Johns Hopkins University
Baltimore-based Johns Hopkins University is a symbol of hope for a better life for not just the Wes Moore, the author, but also the mother of the other Wes Moore. She had become the first member of her family to ever enroll in college and looked upon the acceptance letter from the university as a “golden ticket to another world.” Unfortunately for her, Johns Hopkins is also a symbol of hope crushed by cold hard reality when the widescale termination of Pell Grants forces her to drop out of college.
Murphy Homes Projects
The other world of Baltimore is represented by this housing project characterized by graffiti-covered walls, dangerous cinder-block hallways dimly lit by flickering lights, broken elevators and the perpetual presence of gun-toting drug dealers. It is the symbolic opposite of the promise represented by the University; it is the place where the other Wes Moore loses all promise of making a better life for himself.
The Bronx Basketball Court
A basketball court that the author plays on while living in the Bronx is situated by him as the symbol of brotherhood. Within the fence enclosure of the court came to play all manner of humanity: the scrubs, the thugs, the drug dealers, churchgoers and athletes both in the prime and well past it. All played together on an even field of trust and bonding as long as they were inside the fence.
The House to Protect His Daughter
The other Wes Moore enrolls in the Job Corps where he receives training in carpentry where he and the other students are assigned the task of creating a project of their own design. Wes decides to make a house just large enough for his young daughter to actually get inside. It will be, he says, “a house to protect her” and after seven months of hard work he completes it against all initial expectations of his fellow students. The completed house becomes symbolic of one of the book’s overarching themes: that when expectations of a person are low, he will meet them, but when they are raised, he will also meet them. The completed house becomes emblematic of the idea that the failure of the other Wes Moore to live up to expectations are not the result of a flaw in his character, but an absence of the kind of support that allowed Wes Moore the author to thrive.

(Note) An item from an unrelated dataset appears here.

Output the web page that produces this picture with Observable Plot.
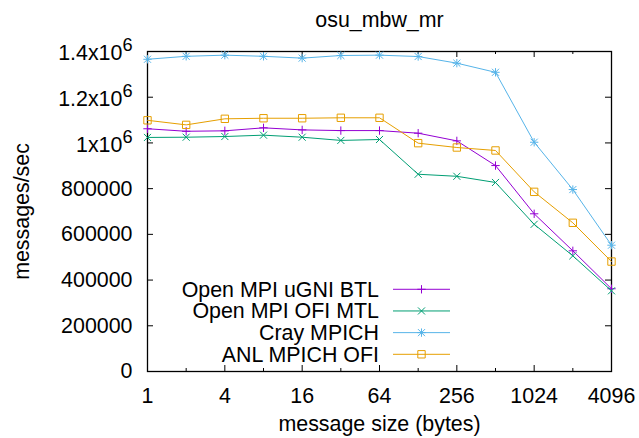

The Military School Uniform
The uniform is a symbol of the military school itself, of course, but the author interestingly describes the uniform specifically as “a force field that kept the craziness of the world outside from getting too close to me.” A uniform carries with it tremendous symbolic power that transcends the institution it represents; even when another person doesn’t necessarily know what that institution might be, there is a natural reaction to seeing a person in a uniform that significantly differs from seeing that same person in civilian clothes. Military school has not just instilled discipline into the author Wes Moore that will effectively set him on a more successful path than the other Wes, it has also become another revelation of the power that the expectations of others can have a person.